Entries with chart source code:
#####
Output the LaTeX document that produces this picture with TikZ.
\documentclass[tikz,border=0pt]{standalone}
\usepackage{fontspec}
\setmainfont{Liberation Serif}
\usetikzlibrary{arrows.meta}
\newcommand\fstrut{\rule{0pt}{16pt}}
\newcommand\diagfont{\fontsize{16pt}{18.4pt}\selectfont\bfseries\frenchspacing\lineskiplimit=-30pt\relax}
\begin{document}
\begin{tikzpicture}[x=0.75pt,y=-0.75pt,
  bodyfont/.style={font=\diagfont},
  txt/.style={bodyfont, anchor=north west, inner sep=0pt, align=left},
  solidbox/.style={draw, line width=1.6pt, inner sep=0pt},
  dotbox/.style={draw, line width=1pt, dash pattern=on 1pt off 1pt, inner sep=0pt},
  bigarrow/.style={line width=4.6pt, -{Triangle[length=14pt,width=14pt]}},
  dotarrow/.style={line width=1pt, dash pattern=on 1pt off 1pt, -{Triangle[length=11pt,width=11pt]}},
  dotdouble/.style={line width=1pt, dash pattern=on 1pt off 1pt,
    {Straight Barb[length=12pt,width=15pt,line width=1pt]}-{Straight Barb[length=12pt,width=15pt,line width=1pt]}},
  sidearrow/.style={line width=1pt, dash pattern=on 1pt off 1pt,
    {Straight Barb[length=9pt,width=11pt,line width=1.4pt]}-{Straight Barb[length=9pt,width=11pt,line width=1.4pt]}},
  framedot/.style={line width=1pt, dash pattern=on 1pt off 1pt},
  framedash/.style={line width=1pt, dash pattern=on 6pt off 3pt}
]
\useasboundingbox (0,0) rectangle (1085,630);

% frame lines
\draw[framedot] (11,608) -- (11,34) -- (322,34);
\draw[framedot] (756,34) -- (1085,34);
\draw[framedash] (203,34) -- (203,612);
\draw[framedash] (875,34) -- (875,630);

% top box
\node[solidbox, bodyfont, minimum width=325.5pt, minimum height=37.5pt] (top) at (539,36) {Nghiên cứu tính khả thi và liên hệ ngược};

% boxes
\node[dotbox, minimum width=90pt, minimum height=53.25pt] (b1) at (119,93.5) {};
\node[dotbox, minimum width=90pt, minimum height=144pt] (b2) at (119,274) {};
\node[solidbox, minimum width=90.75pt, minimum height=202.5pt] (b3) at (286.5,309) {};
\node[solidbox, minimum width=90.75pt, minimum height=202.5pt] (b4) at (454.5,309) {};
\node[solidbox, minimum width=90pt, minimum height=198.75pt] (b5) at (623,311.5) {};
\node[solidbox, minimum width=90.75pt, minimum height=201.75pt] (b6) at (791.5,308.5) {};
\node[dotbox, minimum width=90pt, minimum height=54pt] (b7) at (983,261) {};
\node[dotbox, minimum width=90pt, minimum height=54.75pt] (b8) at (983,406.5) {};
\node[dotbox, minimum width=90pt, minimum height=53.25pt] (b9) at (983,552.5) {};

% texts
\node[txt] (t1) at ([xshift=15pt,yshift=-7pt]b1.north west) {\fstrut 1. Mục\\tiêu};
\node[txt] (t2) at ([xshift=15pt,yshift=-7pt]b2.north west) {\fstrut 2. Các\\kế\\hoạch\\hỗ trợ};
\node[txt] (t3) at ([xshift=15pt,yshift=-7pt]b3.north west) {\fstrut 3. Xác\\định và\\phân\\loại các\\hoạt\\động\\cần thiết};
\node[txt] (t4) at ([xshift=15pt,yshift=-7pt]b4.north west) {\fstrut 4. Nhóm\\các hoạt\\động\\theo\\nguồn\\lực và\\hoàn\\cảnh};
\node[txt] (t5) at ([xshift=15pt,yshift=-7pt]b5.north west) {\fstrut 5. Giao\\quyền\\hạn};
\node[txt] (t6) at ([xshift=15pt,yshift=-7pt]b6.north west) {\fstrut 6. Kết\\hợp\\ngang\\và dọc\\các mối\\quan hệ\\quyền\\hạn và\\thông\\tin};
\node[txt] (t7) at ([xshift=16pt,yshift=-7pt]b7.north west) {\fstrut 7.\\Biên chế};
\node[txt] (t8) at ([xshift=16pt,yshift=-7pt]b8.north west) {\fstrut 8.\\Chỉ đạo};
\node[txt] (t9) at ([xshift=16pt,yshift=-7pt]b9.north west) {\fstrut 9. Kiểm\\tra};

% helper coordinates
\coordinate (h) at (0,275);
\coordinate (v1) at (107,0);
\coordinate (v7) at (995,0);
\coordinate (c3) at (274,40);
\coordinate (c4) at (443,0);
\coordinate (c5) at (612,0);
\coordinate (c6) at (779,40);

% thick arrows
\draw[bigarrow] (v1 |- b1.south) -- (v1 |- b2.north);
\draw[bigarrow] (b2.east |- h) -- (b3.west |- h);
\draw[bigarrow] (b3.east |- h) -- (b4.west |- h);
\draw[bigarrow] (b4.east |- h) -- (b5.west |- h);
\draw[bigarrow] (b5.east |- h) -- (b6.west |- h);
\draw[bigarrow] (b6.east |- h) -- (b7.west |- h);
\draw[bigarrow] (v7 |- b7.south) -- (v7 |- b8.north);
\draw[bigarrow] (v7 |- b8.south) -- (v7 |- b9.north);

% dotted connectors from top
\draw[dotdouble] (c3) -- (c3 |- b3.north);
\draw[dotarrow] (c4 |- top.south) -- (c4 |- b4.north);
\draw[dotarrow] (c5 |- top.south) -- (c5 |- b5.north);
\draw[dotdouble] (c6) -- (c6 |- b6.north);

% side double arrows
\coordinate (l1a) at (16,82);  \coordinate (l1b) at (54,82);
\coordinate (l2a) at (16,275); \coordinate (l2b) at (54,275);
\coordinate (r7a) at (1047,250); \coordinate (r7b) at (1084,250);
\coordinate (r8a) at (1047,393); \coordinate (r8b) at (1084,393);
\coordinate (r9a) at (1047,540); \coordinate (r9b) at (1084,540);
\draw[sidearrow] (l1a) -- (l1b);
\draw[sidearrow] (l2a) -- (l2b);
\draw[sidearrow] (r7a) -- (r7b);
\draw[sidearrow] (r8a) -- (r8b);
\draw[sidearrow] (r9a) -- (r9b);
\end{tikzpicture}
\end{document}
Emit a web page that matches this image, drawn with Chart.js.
#####
_Instructions for the task_
Above are the records; retype every one exactly.

_Final result_
Output the LaTeX document that produces this picture with TikZ.
\documentclass[tikz,border=0pt]{standalone}
\usepackage{fontspec}
\setmainfont{Liberation Serif}
\usetikzlibrary{arrows.meta}
\newcommand\fstrut{\rule{0pt}{16pt}}
\newcommand\diagfont{\fontsize{16pt}{18.4pt}\selectfont\bfseries\frenchspacing\lineskiplimit=-30pt\relax}
\begin{document}
\begin{tikzpicture}[x=0.75pt,y=-0.75pt,
  bodyfont/.style={font=\diagfont},
  txt/.style={bodyfont, anchor=north west, inner sep=0pt, align=left},
  solidbox/.style={draw, line width=1.6pt, inner sep=0pt},
  dotbox/.style={draw, line width=1pt, dash pattern=on 1pt off 1pt, inner sep=0pt},
  bigarrow/.style={line width=4.6pt, -{Triangle[length=14pt,width=14pt]}},
  dotarrow/.style={line width=1pt, dash pattern=on 1pt off 1pt, -{Triangle[length=11pt,width=11pt]}},
  dotdouble/.style={line width=1pt, dash pattern=on 1pt off 1pt,
    {Straight Barb[length=12pt,width=15pt,line width=1pt]}-{Straight Barb[length=12pt,width=15pt,line width=1pt]}},
  sidearrow/.style={line width=1pt, dash pattern=on 1pt off 1pt,
    {Straight Barb[length=9pt,width=11pt,line width=1.4pt]}-{Straight Barb[length=9pt,width=11pt,line width=1.4pt]}},
  framedot/.style={line width=1pt, dash pattern=on 1pt off 1pt},
  framedash/.style={line width=1pt, dash pattern=on 6pt off 3pt}
]
\useasboundingbox (0,0) rectangle (1085,630);

% frame lines
\draw[framedot] (11,608) -- (11,34) -- (322,34);
\draw[framedot] (756,34) -- (1085,34);
\draw[framedash] (203,34) -- (203,612);
\draw[framedash] (875,34) -- (875,630);

% top box
\node[solidbox, bodyfont, minimum width=325.5pt, minimum height=37.5pt] (top) at (539,36) {Nghiên cứu tính khả thi và liên hệ ngược};

% boxes
\node[dotbox, minimum width=90pt, minimum height=53.25pt] (b1) at (119,93.5) {};
\node[dotbox, minimum width=90pt, minimum height=144pt] (b2) at (119,274) {};
\node[solidbox, minimum width=90.75pt, minimum height=202.5pt] (b3) at (286.5,309) {};
\node[solidbox, minimum width=90.75pt, minimum height=202.5pt] (b4) at (454.5,309) {};
\node[solidbox, minimum width=90pt, minimum height=198.75pt] (b5) at (623,311.5) {};
\node[solidbox, minimum width=90.75pt, minimum height=201.75pt] (b6) at (791.5,308.5) {};
\node[dotbox, minimum width=90pt, minimum height=54pt] (b7) at (983,261) {};
\node[dotbox, minimum width=90pt, minimum height=54.75pt] (b8) at (983,406.5) {};
\node[dotbox, minimum width=90pt, minimum height=53.25pt] (b9) at (983,552.5) {};

% texts
\node[txt] (t1) at ([xshift=15pt,yshift=-7pt]b1.north west) {\fstrut 1. Mục\\tiêu};
\node[txt] (t2) at ([xshift=15pt,yshift=-7pt]b2.north west) {\fstrut 2. Các\\kế\\hoạch\\hỗ trợ};
\node[txt] (t3) at ([xshift=15pt,yshift=-7pt]b3.north west) {\fstrut 3. Xác\\định và\\phân\\loại các\\hoạt\\động\\cần thiết};
\node[txt] (t4) at ([xshift=15pt,yshift=-7pt]b4.north west) {\fstrut 4. Nhóm\\các hoạt\\động\\theo\\nguồn\\lực và\\hoàn\\cảnh};
\node[txt] (t5) at ([xshift=15pt,yshift=-7pt]b5.north west) {\fstrut 5. Giao\\quyền\\hạn};
\node[txt] (t6) at ([xshift=15pt,yshift=-7pt]b6.north west) {\fstrut 6. Kết\\hợp\\ngang\\và dọc\\các mối\\quan hệ\\quyền\\hạn và\\thông\\tin};
\node[txt] (t7) at ([xshift=16pt,yshift=-7pt]b7.north west) {\fstrut 7.\\Biên chế};
\node[txt] (t8) at ([xshift=16pt,yshift=-7pt]b8.north west) {\fstrut 8.\\Chỉ đạo};
\node[txt] (t9) at ([xshift=16pt,yshift=-7pt]b9.north west) {\fstrut 9. Kiểm\\tra};

% helper coordinates
\coordinate (h) at (0,275);
\coordinate (v1) at (107,0);
\coordinate (v7) at (995,0);
\coordinate (c3) at (274,40);
\coordinate (c4) at (443,0);
\coordinate (c5) at (612,0);
\coordinate (c6) at (779,40);

% thick arrows
\draw[bigarrow] (v1 |- b1.south) -- (v1 |- b2.north);
\draw[bigarrow] (b2.east |- h) -- (b3.west |- h);
\draw[bigarrow] (b3.east |- h) -- (b4.west |- h);
\draw[bigarrow] (b4.east |- h) -- (b5.west |- h);
\draw[bigarrow] (b5.east |- h) -- (b6.west |- h);
\draw[bigarrow] (b6.east |- h) -- (b7.west |- h);
\draw[bigarrow] (v7 |- b7.south) -- (v7 |- b8.north);
\draw[bigarrow] (v7 |- b8.south) -- (v7 |- b9.north);

% dotted connectors from top
\draw[dotdouble] (c3) -- (c3 |- b3.north);
\draw[dotarrow] (c4 |- top.south) -- (c4 |- b4.north);
\draw[dotarrow] (c5 |- top.south) -- (c5 |- b5.north);
\draw[dotdouble] (c6) -- (c6 |- b6.north);

% side double arrows
\coordinate (l1a) at (16,82);  \coordinate (l1b) at (54,82);
\coordinate (l2a) at (16,275); \coordinate (l2b) at (54,275);
\coordinate (r7a) at (1047,250); \coordinate (r7b) at (1084,250);
\coordinate (r8a) at (1047,393); \coordinate (r8b) at (1084,393);
\coordinate (r9a) at (1047,540); \coordinate (r9b) at (1084,540);
\draw[sidearrow] (l1a) -- (l1b);
\draw[sidearrow] (l2a) -- (l2b);
\draw[sidearrow] (r7a) -- (r7b);
\draw[sidearrow] (r8a) -- (r8b);
\draw[sidearrow] (r9a) -- (r9b);
\end{tikzpicture}
\end{document}
Emit a web page that matches this image, drawn with Chart.js.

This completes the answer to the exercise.